There are crooks doing this every day, as I well know, but one must never go along with any move that they can exploit.
Even if you are tempted to get involved, never provide an account with anything in it - only an empty one which you will immedidately discover ends the whole charade.
The only thing that bothers me about these frauds is that many of the fraudsters claim to be associated with well-known entities, like Abbey National Bank and Toyota Motors; yet, when one informs them of how their instititutions are being used in these scams, they do nothing about it.
The national police in the countries involved should be informed, and go after such crooks.
The worst scammers are in the U. K.
It's ignorance, people who keep themselves informed know about advance fee fraud.
The guys 80 years old, let's hope that you are so informed at that age.
It just annoys me that ISP's don't have the technology to intercept these rogue E mails.
But as for the reporting, well I suppose nobody's perfect.
Why is the word "octogenarian" used and then in the next sentence "80-year-old" is used?

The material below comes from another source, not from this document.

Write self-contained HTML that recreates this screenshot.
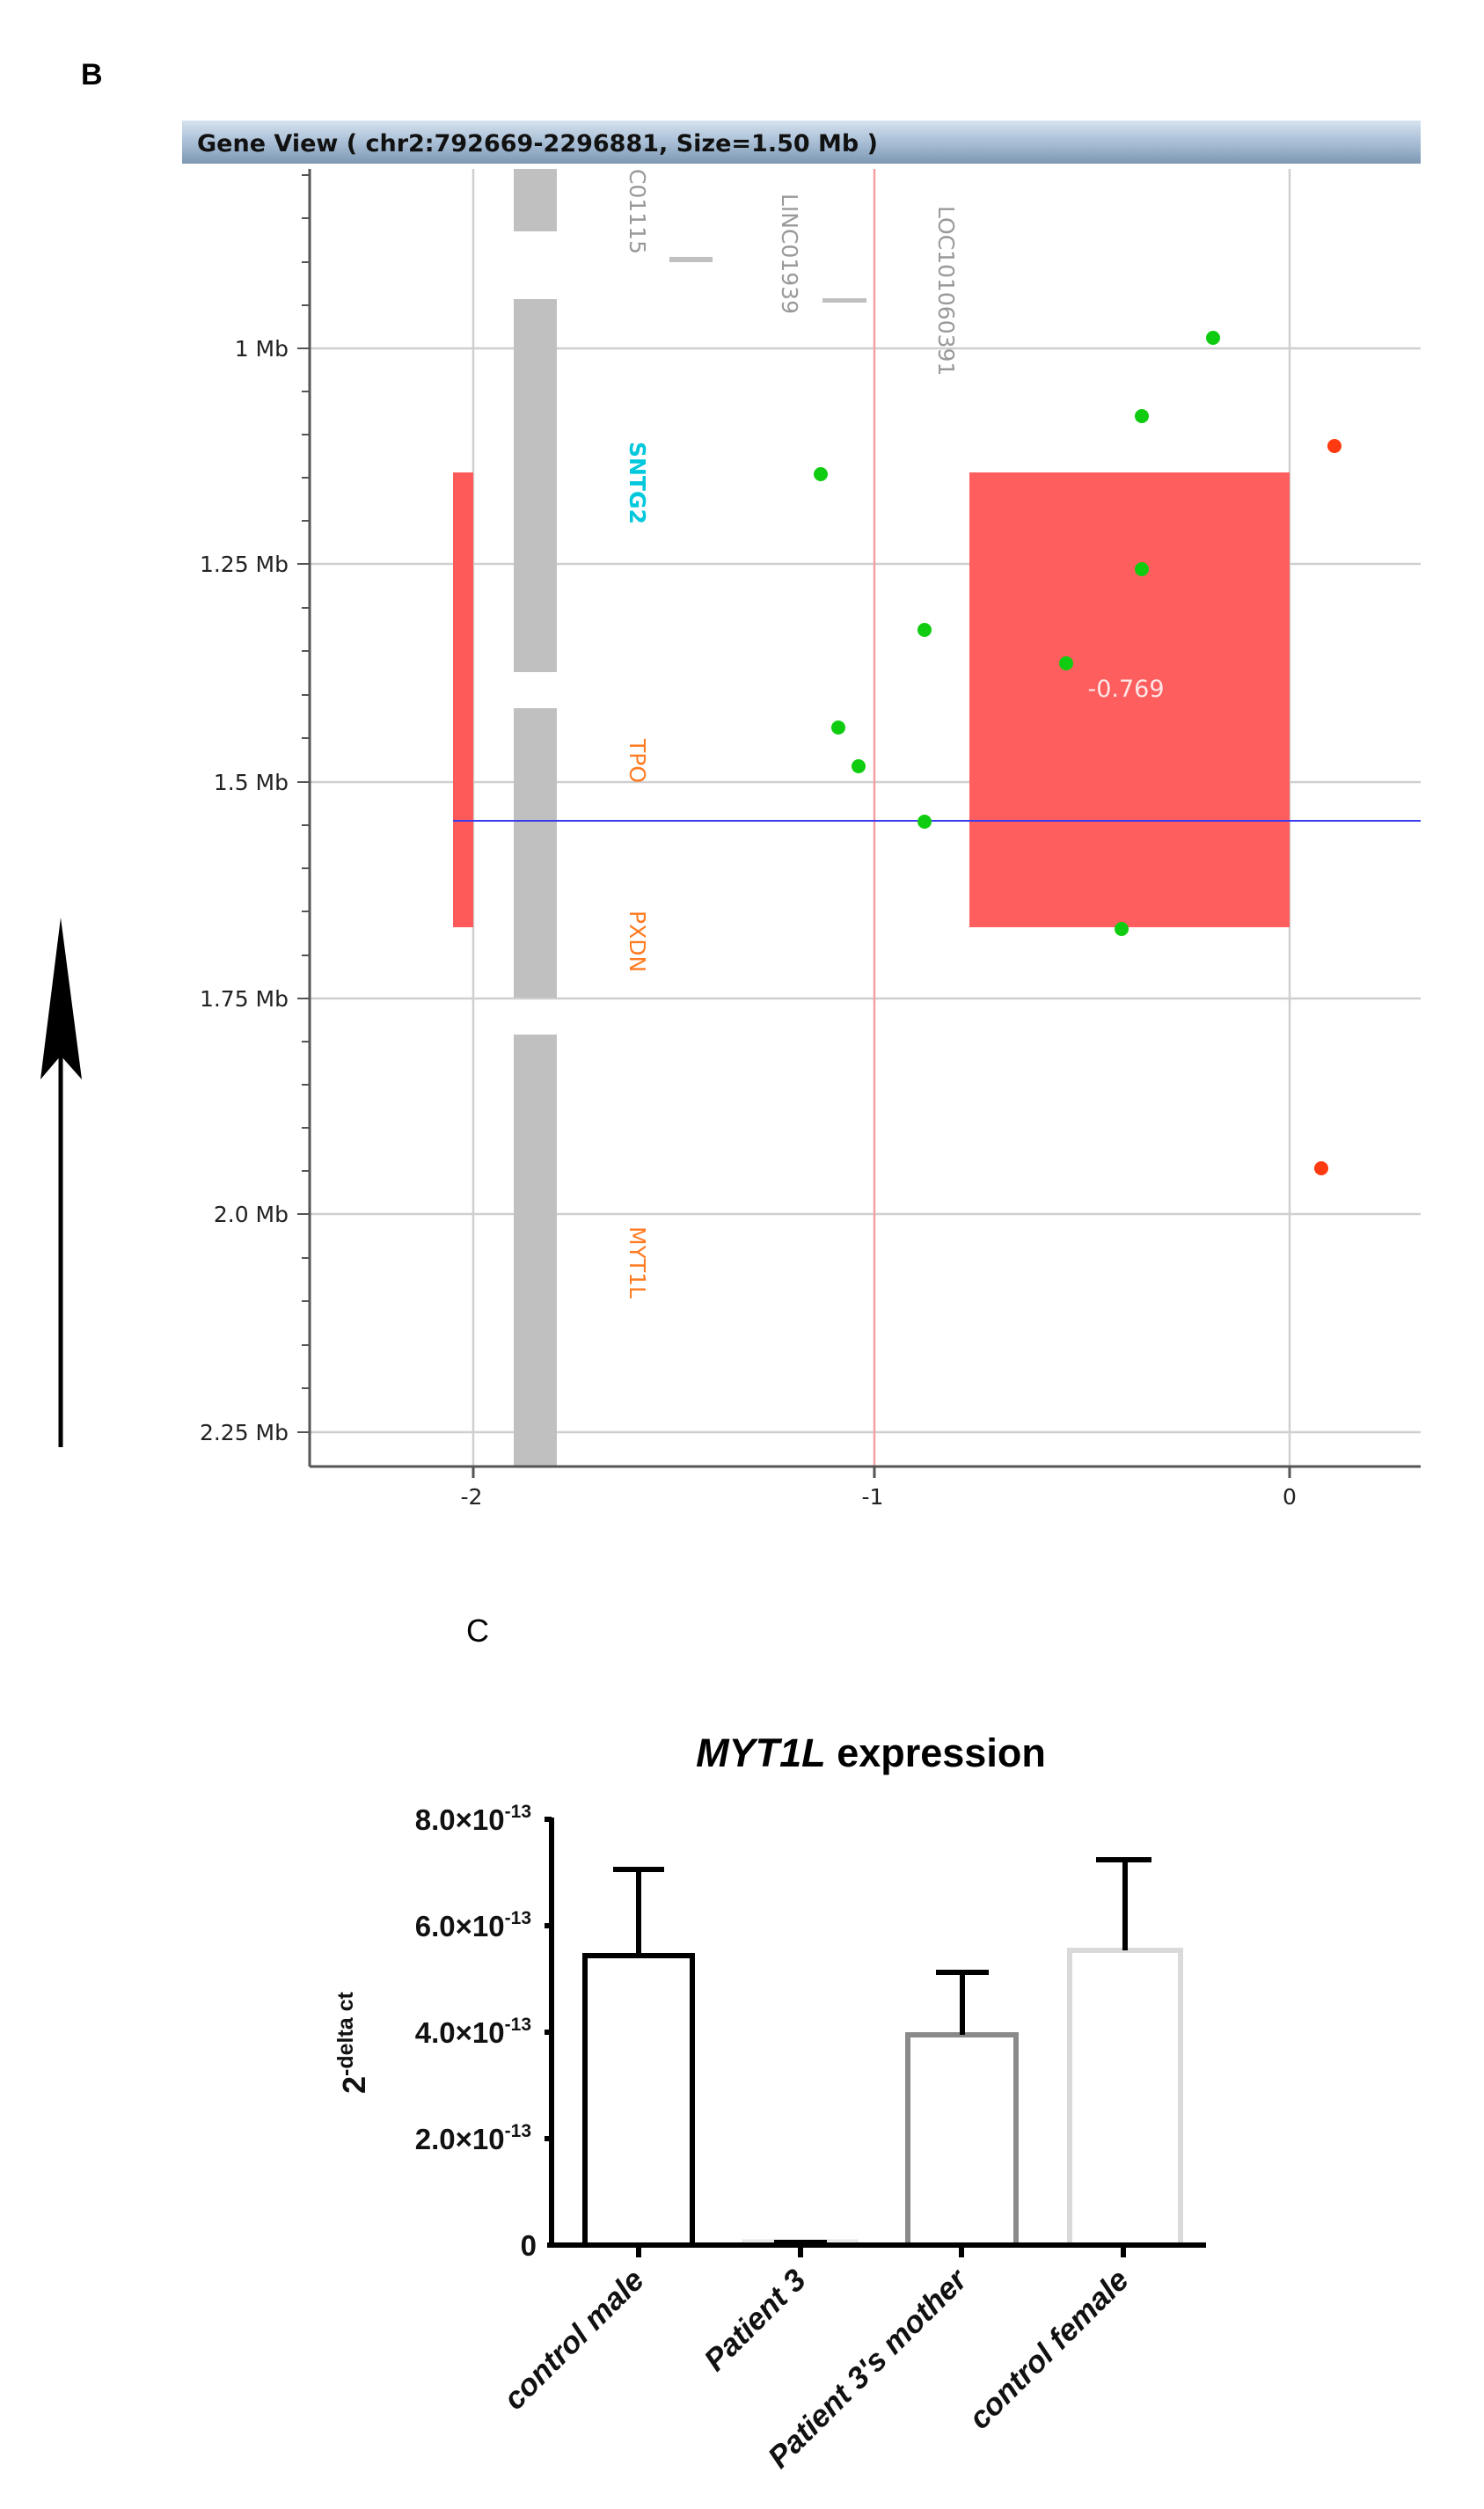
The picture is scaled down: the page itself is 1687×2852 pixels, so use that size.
<!DOCTYPE html>
<html><head><meta charset="utf-8"><style>
html,body{margin:0;padding:0;background:#fff}
svg{display:block}
</style></head><body>
<svg width="1687" height="2852" viewBox="0 0 1687 2852" xmlns="http://www.w3.org/2000/svg">
<defs>
<linearGradient id="hb" x1="0" y1="0" x2="0" y2="1">
<stop offset="0" stop-color="#d6e2ef"/><stop offset="0.5" stop-color="#a9bfd6"/><stop offset="1" stop-color="#7d97b3"/>
</linearGradient>
</defs>
<text x="92" y="96" font-family="Liberation Sans, sans-serif" font-weight="bold" font-size="34">B</text>
<rect x="207" y="137" width="1408" height="49" fill="url(#hb)"/>
<text x="224" y="172" font-family="DejaVu Sans, sans-serif" font-weight="bold" font-size="27" fill="#111">Gene View ( chr2:792669-2296881, Size=1.50 Mb )</text>
<g stroke="#cfcfcf" stroke-width="2.5">
<line x1="538" y1="192" x2="538" y2="1667"/><line x1="1466" y1="192" x2="1466" y2="1667"/>
<line x1="352" y1="396" x2="1615" y2="396"/><line x1="352" y1="641" x2="1615" y2="641"/>
<line x1="352" y1="889" x2="1615" y2="889"/><line x1="352" y1="1135" x2="1615" y2="1135"/>
<line x1="352" y1="1380" x2="1615" y2="1380"/><line x1="352" y1="1628" x2="1615" y2="1628"/>
</g>
<g fill="#c0c0c0">
<rect x="584" y="192" width="49" height="71"/><rect x="584" y="340" width="49" height="424"/>
<rect x="584" y="805" width="49" height="329"/><rect x="584" y="1176" width="49" height="491"/>
<rect x="761" y="292" width="49" height="6"/><rect x="935" y="339" width="50" height="5"/>
</g>
<rect x="515" y="537" width="23" height="517" fill="#ff5a5a"/>
<rect x="1102" y="537" width="364" height="517" fill="#ff5e5e"/>
<line x1="994" y1="192" x2="994" y2="1667" stroke="#f5a0a0" stroke-width="2.5"/>
<line x1="515" y1="933" x2="1615" y2="933" stroke="#3a3af0" stroke-width="2"/>
<text x="1280" y="792" text-anchor="middle" font-family="DejaVu Sans, sans-serif" font-size="27" fill="#ffe6e6">-0.769</text>
<g font-family="DejaVu Sans, sans-serif" font-size="25">
<text transform="translate(716,502) rotate(90)" fill="#00c8dc" font-weight="bold">SNTG2</text>
<text transform="translate(716,840) rotate(90)" fill="#ff7a20">TPO</text>
<text transform="translate(716,1035) rotate(90)" fill="#ff7a20">PXDN</text>
<text transform="translate(716,1394) rotate(90)" fill="#ff7a20">MYT1L</text>
<text transform="translate(716,192) rotate(90)" fill="#999">C01115</text>
<text transform="translate(889,220) rotate(90)" fill="#999">LINC01939</text>
<text transform="translate(1067,234) rotate(90)" fill="#999">LOC101060391</text>
</g>
<g fill="#10cc10">
<circle cx="1379" cy="384" r="8"/><circle cx="1298" cy="473" r="8"/><circle cx="933" cy="539" r="8"/>
<circle cx="1298" cy="647" r="8"/><circle cx="1051" cy="716" r="8"/><circle cx="1212" cy="754" r="8"/>
<circle cx="953" cy="827" r="8"/><circle cx="976" cy="871" r="8"/><circle cx="1051" cy="934" r="8"/>
<circle cx="1275" cy="1056" r="8"/>
</g>
<g fill="#ff3a10"><circle cx="1517" cy="507" r="8"/><circle cx="1502" cy="1328" r="8"/></g>
<g stroke="#555" stroke-width="3">
<line x1="352" y1="192" x2="352" y2="1667"/><line x1="352" y1="1667" x2="1615" y2="1667"/>
<line x1="538" y1="1667" x2="538" y2="1680"/><line x1="994" y1="1667" x2="994" y2="1680"/><line x1="1466" y1="1667" x2="1466" y2="1680"/>
</g>
<g stroke="#555" stroke-width="2">
<line x1="343" y1="199" x2="352" y2="199"/><line x1="343" y1="248" x2="352" y2="248"/><line x1="343" y1="298" x2="352" y2="298"/><line x1="343" y1="347" x2="352" y2="347"/>
<line x1="338" y1="396" x2="352" y2="396"/><line x1="343" y1="445" x2="352" y2="445"/><line x1="343" y1="494" x2="352" y2="494"/><line x1="343" y1="543" x2="352" y2="543"/><line x1="343" y1="592" x2="352" y2="592"/>
<line x1="338" y1="641" x2="352" y2="641"/><line x1="343" y1="691" x2="352" y2="691"/><line x1="343" y1="740" x2="352" y2="740"/><line x1="343" y1="790" x2="352" y2="790"/><line x1="343" y1="839" x2="352" y2="839"/>
<line x1="338" y1="889" x2="352" y2="889"/><line x1="343" y1="938" x2="352" y2="938"/><line x1="343" y1="987" x2="352" y2="987"/><line x1="343" y1="1036" x2="352" y2="1036"/><line x1="343" y1="1086" x2="352" y2="1086"/>
<line x1="338" y1="1135" x2="352" y2="1135"/><line x1="343" y1="1184" x2="352" y2="1184"/><line x1="343" y1="1233" x2="352" y2="1233"/><line x1="343" y1="1282" x2="352" y2="1282"/><line x1="343" y1="1331" x2="352" y2="1331"/>
<line x1="338" y1="1380" x2="352" y2="1380"/><line x1="343" y1="1430" x2="352" y2="1430"/><line x1="343" y1="1479" x2="352" y2="1479"/><line x1="343" y1="1529" x2="352" y2="1529"/><line x1="343" y1="1578" x2="352" y2="1578"/>
<line x1="338" y1="1628" x2="352" y2="1628"/>
</g>
<g font-family="DejaVu Sans, sans-serif" font-size="25" fill="#222" text-anchor="end">
<text x="328" y="405">1 Mb</text><text x="328" y="650">1.25 Mb</text><text x="328" y="898">1.5 Mb</text>
<text x="328" y="1144">1.75 Mb</text><text x="328" y="1389">2.0 Mb</text><text x="328" y="1637">2.25 Mb</text>
</g>
<g font-family="DejaVu Sans, sans-serif" font-size="25" fill="#222" text-anchor="middle">
<text x="536" y="1710">-2</text><text x="992" y="1710">-1</text><text x="1466" y="1710">0</text>
</g>
<line x1="69" y1="1645" x2="69" y2="1110" stroke="#000" stroke-width="5"/>
<path d="M69 1043 L93 1227 L69 1200 L46 1227 Z" fill="#000"/>

<text x="530" y="1866" font-family="Liberation Sans, sans-serif" font-size="36">C</text>
<text x="990" y="2008" text-anchor="middle" font-family="Liberation Sans, sans-serif" font-weight="bold" font-size="45"><tspan font-style="italic">MYT1L</tspan> expression</text>
<g stroke-width="6" fill="none">
<rect x="665" y="2223" width="122" height="329" stroke="#000"/>
<rect x="845" y="2547" width="129" height="5" stroke="#e6e6e6" stroke-width="3"/>
<rect x="1032" y="2313" width="123" height="239" stroke="#8a8a8a"/>
<rect x="1216" y="2217" width="126" height="335" stroke="#dadada"/>
</g>
<g stroke="#000" stroke-width="6">
<line x1="726" y1="2223" x2="726" y2="2125"/><line x1="697" y1="2125" x2="755" y2="2125"/>
<line x1="1094" y1="2313" x2="1094" y2="2242"/><line x1="1064" y1="2242" x2="1124" y2="2242"/>
<line x1="1279" y1="2217" x2="1279" y2="2114"/><line x1="1246" y1="2114" x2="1309" y2="2114"/>
<line x1="880" y1="2549" x2="940" y2="2549"/>
<line x1="627" y1="2066" x2="627" y2="2553"/><line x1="622" y1="2552" x2="1371" y2="2552"/>
<line x1="619" y1="2068" x2="627" y2="2068"/><line x1="619" y1="2189" x2="627" y2="2189"/><line x1="619" y1="2310" x2="627" y2="2310"/><line x1="619" y1="2431" x2="627" y2="2431"/>
<line x1="726" y1="2552" x2="726" y2="2566"/><line x1="910" y1="2552" x2="910" y2="2566"/><line x1="1093" y1="2552" x2="1093" y2="2566"/><line x1="1277" y1="2552" x2="1277" y2="2566"/>
</g>
<g font-family="Liberation Sans, sans-serif" font-weight="bold" font-size="33" fill="#111" text-anchor="end">
<text x="604" y="2080">8.0×10<tspan font-size="21" dy="-14">-13</tspan></text>
<text x="604" y="2201">6.0×10<tspan font-size="21" dy="-14">-13</tspan></text>
<text x="604" y="2322">4.0×10<tspan font-size="21" dy="-14">-13</tspan></text>
<text x="604" y="2443">2.0×10<tspan font-size="21" dy="-14">-13</tspan></text>
<text x="610" y="2564">0</text>
</g>
<text transform="translate(415,2380) rotate(-90)" font-family="Liberation Sans, sans-serif" font-weight="bold" font-size="36" fill="#111">2<tspan font-size="25" dy="-14">-delta ct</tspan></text>
<g font-family="Liberation Sans, sans-serif" font-weight="bold" font-style="italic" font-size="35" fill="#111" text-anchor="end">
<text transform="translate(734,2594) rotate(-45)">control male</text>
<text transform="translate(918,2594) rotate(-45)">Patient 3</text>
<text transform="translate(1101,2594) rotate(-45)">Patient 3's mother</text>
<text transform="translate(1285,2594) rotate(-45)">control female</text>
</g>
</svg>
</body></html>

But the real fun is guessing the missing word.
"When the 80-year-old then his daughter for a loan in order to transfer even more, she reported the incident to the police".
My guess is it is "told".
Who would believe that?
Suggest it's: "When the 80-year-old then ASKED his daughter for a loan..."
He knows the account number and the account is not in Nigeria, it is within the EU. Cant the police authorities make sure that the elderly gentleman gets back his life savings?
This should be basic policing of financial fraud!!
Where is the legislation ? Cant it help such victims?
@Great Scott.
Suggest it's: "When the 80-year-old then ASKED his daughter for a loan..."
Well done, I wondered if someone would spot the right answer.
Shame the Local has not seen it.
It is especially useful to get the email acount closed down as that is their method of contact.
It doesn't hurt to forward some of these emails to groups of people on the net who like to string along the fraudsters. Scam the scammers!